Conversely, the Democrats took a fair amount of criticism from their counterparts for not offering an "alternative" or "a plan" for contending with the issues of the day. Eventually the 6-point plan for 2006 was introduced, but akin to the Contract with America proposed by the Republicans in 1994, not many voters heard nor voted on the basis of such a proposition. Instead, much of 2006 was spent on what ostensibly appears to be defense. By not committing egregious blunders during the final session of the 109th the Democrats presented a restrained opposition, turning aside Republican attacks. With Iraq not getting better, the only bit of offense that was needed was a drumming corps cadence of reminders about the reality on the ground in Iraq.
With upwards of 60% of the electorate not satisfied with the occupation and a rubber-stamp Republican Congress holding the bag come election time, it was not surprising to see the House shift. It was too close to call the Senate, but as it worked out the Democrats took that body as well two days after election day.

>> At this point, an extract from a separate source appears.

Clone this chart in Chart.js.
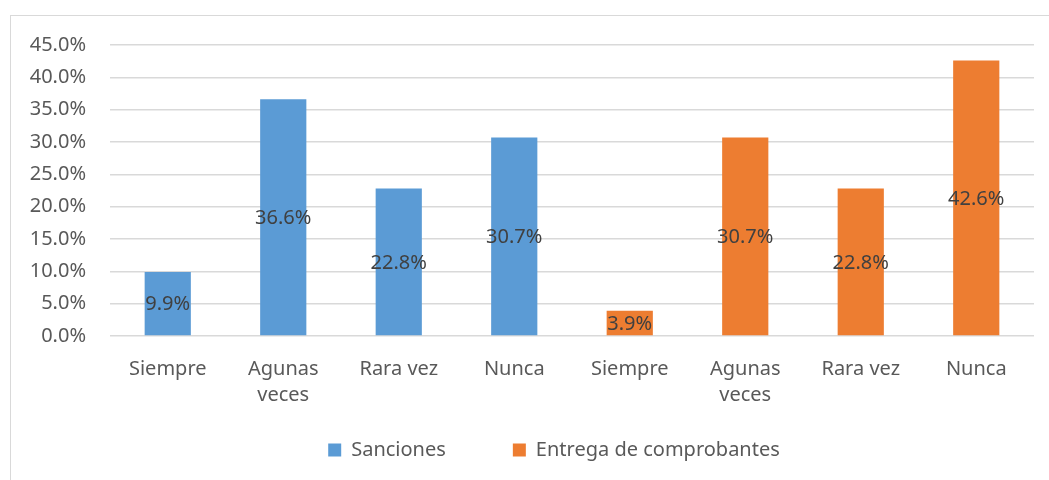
<!DOCTYPE html>
<html>
<head>
<meta charset="utf-8">
<script src="https://cdn.jsdelivr.net/npm/chart.js@4.4.1/dist/chart.umd.min.js"></script>
<style>
    html, body { margin: 0; padding: 0; background: #fff; }
    #wrap { position: relative; width: 1049px; height: 480px; overflow: hidden; }
    #frame { position: absolute; left: 10px; top: 15px; width: 1100px; height: 520px; border: 1px solid #d9d9d9; }
    #grafico { position: absolute; left: 0; top: 0; }
</style>
</head>
<body>
<div id="wrap">
    <div id="frame"></div>
    <canvas id="grafico" width="1049" height="480"></canvas>
</div>
<script>
// Datos
const categorias = ['Siempre', ['Agunas', 'veces'], 'Rara vez', 'Nunca', 'Siempre', ['Agunas', 'veces'], 'Rara vez', 'Nunca'];
const sanciones = [9.9, 36.6, 22.8, 30.7, null, null, null, null];
const entrega = [null, null, null, null, 3.9, 30.7, 22.8, 42.6];
const ticksY = [0, 5, 10, 15, 20, 25, 30, 35, 40, 45];

const fuente = "'Noto Sans', 'Open Sans', sans-serif";
const tam = 20;
const espacioLeyenda = 67;   // separación horizontal entre elementos
const recorte = espacioLeyenda - 20;

// Etiquetas de datos al centro de cada barra
const etiquetasCentro = {
    id: 'etiquetasCentro',
    afterDatasetsDraw(chart) {
        const ctx = chart.ctx;
        ctx.save();
        ctx.font = tam + 'px ' + fuente;
        ctx.fillStyle = '#404040';
        ctx.textAlign = 'center';
        ctx.textBaseline = 'middle';
        chart.data.datasets.forEach((ds, i) => {
            const meta = chart.getDatasetMeta(i);
            meta.data.forEach((bar, j) => {
                const v = ds.data[j];
                if (v === null) return;
                const mid = (bar.y + bar.base) / 2;
                ctx.fillText(v.toFixed(1) + '%', bar.x, mid + 1);
            });
        });
        ctx.restore();
    }
};

// La leyenda usa mucho espacio horizontal pero no vertical
const ajustarLeyenda = {
    id: 'ajustarLeyenda',
    afterInit(chart) {
        const lg = chart.legend;
        const fitOriginal = lg.fit.bind(lg);
        lg.fit = function () {
            fitOriginal();
            this.height -= recorte;
        };
    },
    afterLayout(chart) {
        const lg = chart.legend;
        lg.top -= recorte;
        lg.height += recorte;
        lg.left += 37;
        lg.right += 37;
    }
};

const ctx = document.getElementById('grafico').getContext('2d');
const grafico = new Chart(ctx, {
    type: 'bar',
    data: {
        labels: categorias,
        datasets: [{
            label: 'Sanciones',
            data: sanciones,
            backgroundColor: '#5B9BD5',
            borderWidth: 0
        }, {
            label: 'Entrega de comprobantes',
            data: entrega,
            backgroundColor: '#ED7D31',
            borderWidth: 0
        }]
    },
    options: {
        responsive: false,
        animation: false,
        categoryPercentage: 1,
        barPercentage: 0.4,
        layout: {
            padding: { top: 45, right: 15, left: 0, bottom: 10 }
        },
        plugins: {
            tooltip: { enabled: false },
            legend: {
                position: 'bottom',
                labels: {
                    font: { family: fuente, size: tam },
                    color: '#595959',
                    boxWidth: 13,
                    boxHeight: 13,
                    padding: espacioLeyenda
                }
            }
        },
        scales: {
            x: {
                stacked: true,
                grid: { display: false },
                border: { display: false },
                ticks: {
                    font: { family: fuente, size: tam, lineHeight: 1.3 },
                    color: '#595959',
                    padding: 12,
                    maxRotation: 0
                }
            },
            y: {
                stacked: true,
                min: 0,
                max: 45,
                afterFit(scale) { scale.width = 110; },
                afterBuildTicks(scale) { scale.ticks = ticksY.map(v => ({ value: v })); },
                grid: { color: '#d9d9d9', lineWidth: 1.5, drawTicks: false },
                border: { display: false },
                ticks: {
                    font: { family: fuente, size: tam },
                    color: '#595959',
                    padding: 24,
                    callback: v => v.toFixed(1) + '%'
                }
            }
        }
    },
    plugins: [etiquetasCentro, ajustarLeyenda]
});
</script>
</body>
</html>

Did the Republicans lose the election in 2006? Yes, as much as the Democrats did in 1994. The first branch clearly reflects the national mood of the electorate, and it is up to the incoming majority to fashion appropriate responses to the problems and issues of the day. To those that say this was a revolution or would like to infer that America has now switched solidly behind a new Democratic majority, wait twelve years and then make that observation. Democracies can be fickle over the long haul.